You have listed some wonderfully concrete examples of what "charity" could look like. Thanks for the challenge to give till it makes a difference.
(reading your post via Essential Thing Devotions)
your post was exactly what I needed to hear today. Thanks for sharing!
I love your list of suggestions of what generosity should look like. It's very convicting!
I hope it sticks with me and I can put some of the ideas into practice.
What a beautiful post. When our family moved to Germany they had no temporary housing for us. They were supposed to, until we received our housing assignment, but something had happened and we were about to be put in the attic space of some old Army barracks - me, my husband, and my little girl. Imagine my shock when this family, whom I had never met before in my life, offered for us to stay in their little two bedroom apartment with them. They fed us, let us use the shower, bathroom, phone, and TV, and became good friends. They'd known us for 2 minutes and invited us into their home. We had to stay there for six weeks - four adults and two small kiddos in a mini-apartment in Germany. I'll never forget it and hope to someday return such generosity.
A few years ago when I was with my ex I lost my job. I wasn't working for 6 months and money was insanely tight. We had a lot of bills and I had to scrounge every single penny to get us by.
One of my ex's coworkers came up to him at work one day and gave him a gift card for our local grocery store. A gift card with $200. He said he'd been in our place once and knew how it was.
We knew for a fact this man and his family wasn't super well off, and $200 is a lot of money for anyone. It meant the world.
Truly there are some amazing people in the world. It is astounding.
Moved to tears by this. Such a wonderful post.
Rachel, this is an exquisite idea. I learn this lesson of generosity almost daily from one of my roommates (a best friend since high school) who is always cheerfully looking to serve and support others. His example inspired me--and humbled me--to make generosity one of my guiding words for this year. Thank you for spreading such a great quote and examples.

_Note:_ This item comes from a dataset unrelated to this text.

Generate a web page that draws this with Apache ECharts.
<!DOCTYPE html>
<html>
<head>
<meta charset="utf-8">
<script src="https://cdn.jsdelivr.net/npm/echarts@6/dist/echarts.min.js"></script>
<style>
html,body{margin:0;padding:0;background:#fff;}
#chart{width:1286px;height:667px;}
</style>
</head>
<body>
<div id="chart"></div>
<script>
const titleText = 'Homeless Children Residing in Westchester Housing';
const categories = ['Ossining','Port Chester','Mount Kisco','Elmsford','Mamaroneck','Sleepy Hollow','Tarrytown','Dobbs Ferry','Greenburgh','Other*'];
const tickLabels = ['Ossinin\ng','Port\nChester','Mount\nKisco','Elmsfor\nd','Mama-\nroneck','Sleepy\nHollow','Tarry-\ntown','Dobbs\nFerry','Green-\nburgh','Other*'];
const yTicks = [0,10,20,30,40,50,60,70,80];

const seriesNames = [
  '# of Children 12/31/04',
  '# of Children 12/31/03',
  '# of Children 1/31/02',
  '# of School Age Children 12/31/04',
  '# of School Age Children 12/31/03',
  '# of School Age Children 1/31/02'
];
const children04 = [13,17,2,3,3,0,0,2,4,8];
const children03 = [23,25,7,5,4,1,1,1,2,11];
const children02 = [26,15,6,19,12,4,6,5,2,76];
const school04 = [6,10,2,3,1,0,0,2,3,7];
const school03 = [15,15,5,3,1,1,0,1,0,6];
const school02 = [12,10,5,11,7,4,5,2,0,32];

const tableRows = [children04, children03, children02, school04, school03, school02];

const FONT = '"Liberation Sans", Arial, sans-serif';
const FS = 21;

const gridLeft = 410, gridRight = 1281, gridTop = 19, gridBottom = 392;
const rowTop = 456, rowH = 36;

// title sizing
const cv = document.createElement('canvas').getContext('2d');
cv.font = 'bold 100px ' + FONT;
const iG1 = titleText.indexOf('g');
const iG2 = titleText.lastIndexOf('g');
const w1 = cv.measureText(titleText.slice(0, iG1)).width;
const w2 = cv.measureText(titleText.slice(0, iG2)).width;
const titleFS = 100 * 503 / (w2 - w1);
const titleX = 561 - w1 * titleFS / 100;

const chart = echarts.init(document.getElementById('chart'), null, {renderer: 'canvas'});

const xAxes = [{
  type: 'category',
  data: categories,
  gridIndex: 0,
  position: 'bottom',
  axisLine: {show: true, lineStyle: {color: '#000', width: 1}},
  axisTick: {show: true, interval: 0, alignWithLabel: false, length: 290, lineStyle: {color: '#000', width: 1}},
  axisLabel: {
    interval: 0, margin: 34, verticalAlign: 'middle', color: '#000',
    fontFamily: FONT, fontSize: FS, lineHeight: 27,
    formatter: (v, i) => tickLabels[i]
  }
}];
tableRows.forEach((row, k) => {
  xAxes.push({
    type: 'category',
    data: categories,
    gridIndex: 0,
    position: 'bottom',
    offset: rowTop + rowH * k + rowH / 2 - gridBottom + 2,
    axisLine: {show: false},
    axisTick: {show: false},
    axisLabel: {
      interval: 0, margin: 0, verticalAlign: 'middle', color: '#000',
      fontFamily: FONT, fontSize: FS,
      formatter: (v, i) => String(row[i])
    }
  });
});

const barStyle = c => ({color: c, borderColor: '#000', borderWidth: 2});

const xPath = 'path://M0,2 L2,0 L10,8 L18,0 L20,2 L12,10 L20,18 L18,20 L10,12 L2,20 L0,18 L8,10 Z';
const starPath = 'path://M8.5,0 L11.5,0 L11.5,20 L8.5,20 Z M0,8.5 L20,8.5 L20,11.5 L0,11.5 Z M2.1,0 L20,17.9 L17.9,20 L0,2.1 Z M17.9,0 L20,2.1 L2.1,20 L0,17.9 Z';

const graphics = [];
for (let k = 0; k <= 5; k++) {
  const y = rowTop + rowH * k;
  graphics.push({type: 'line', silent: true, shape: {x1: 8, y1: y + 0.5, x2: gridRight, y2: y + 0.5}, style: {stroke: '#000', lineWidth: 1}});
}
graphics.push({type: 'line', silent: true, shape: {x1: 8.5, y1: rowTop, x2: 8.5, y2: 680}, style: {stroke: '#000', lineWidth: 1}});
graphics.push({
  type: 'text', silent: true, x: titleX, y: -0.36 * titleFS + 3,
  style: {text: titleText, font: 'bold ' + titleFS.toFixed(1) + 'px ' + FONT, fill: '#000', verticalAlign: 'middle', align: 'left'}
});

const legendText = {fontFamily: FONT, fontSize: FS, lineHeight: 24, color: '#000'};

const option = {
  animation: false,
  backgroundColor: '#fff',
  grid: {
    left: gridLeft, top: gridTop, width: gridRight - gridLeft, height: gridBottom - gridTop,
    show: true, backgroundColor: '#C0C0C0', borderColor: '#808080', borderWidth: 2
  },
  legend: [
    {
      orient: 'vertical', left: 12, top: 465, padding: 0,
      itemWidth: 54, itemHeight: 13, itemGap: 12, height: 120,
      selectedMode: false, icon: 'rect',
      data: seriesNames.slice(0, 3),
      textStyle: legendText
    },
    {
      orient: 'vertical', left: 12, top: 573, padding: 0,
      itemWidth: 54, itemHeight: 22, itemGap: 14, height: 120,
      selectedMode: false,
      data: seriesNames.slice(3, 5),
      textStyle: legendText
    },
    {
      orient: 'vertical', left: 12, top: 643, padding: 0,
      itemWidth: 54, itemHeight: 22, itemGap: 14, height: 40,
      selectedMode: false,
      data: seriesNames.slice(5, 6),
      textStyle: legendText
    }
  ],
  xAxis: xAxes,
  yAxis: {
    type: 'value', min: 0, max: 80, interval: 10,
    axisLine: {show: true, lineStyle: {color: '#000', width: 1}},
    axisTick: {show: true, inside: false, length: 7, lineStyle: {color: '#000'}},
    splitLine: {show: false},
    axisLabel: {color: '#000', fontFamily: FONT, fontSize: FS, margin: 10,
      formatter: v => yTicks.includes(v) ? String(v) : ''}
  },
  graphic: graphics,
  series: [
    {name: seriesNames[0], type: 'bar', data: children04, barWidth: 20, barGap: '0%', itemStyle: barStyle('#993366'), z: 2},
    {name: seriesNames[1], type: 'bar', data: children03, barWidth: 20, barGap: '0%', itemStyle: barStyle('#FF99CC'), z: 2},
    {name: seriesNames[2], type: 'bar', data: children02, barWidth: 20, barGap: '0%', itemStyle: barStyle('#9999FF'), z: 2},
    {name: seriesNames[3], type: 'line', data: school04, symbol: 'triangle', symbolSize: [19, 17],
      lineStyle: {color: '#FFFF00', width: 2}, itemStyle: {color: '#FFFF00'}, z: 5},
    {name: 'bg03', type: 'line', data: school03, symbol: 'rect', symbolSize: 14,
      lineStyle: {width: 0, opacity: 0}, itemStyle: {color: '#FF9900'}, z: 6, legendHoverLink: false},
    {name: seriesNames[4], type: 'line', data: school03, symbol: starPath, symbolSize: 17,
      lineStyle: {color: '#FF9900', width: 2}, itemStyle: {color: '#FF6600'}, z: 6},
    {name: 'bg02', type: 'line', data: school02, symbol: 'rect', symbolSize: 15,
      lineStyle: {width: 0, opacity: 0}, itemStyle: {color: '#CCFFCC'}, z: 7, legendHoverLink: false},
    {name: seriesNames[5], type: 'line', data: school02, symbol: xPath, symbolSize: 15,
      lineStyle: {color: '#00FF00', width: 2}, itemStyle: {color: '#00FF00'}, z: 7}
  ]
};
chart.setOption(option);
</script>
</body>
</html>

First of all, I finally get to catch up on a week's worth of reading over here and this is the first post I read. loved it. you have a good heart my friend. I loved the $50 story...God always takes care of His children!
My first reaction was of being taught that one should not give away so much that they become a burden by then requiring a handout themselves. As I continued to read and reflect, I realized that I was using that teaching as a wall to protect my feelings that we do not have enough ourselves to be able to give to others. But that simply is not true. In dollars and time, there is always more to give, more to do, and it is possible to do this even if it's going to hurt a little, sometimes especially so. There is a big (and also sometimes very tiny) leap from feeling a little hurt to becoming reliant on charity. Thank you for this important reminder.
Rachel- these ideas are awesome. Thanks so much for sharing your heart and also being honest about your struggle with generosity. I have to say being generous is hard for me at times too.
beautiful! and the story about the $50 - God is so good!
What a beautiful post...one we ALL can learn from...Yes, give more than we can spare; give more than just the "throw-aways" that we are getting rid of anyway!
I totally understand the part of Angel quitting his job and wondering how things will work out - no matter how much we plan, sometimes our plans don't carry us through...and the joy to receive such a gift from a total stranger!
When I lost my job in 2010 - I had several people give us - money, gift cards, food, etc. etc. I even had someone pay for the accomodations for a retreat I had paid for before losing my job...I had actually put the funds aside, but they wanted to do that for me.
Read this from iwillbloom's Kindness Counts Friday on Jan. 16th! Thank you so much for sharing and opening our eyes!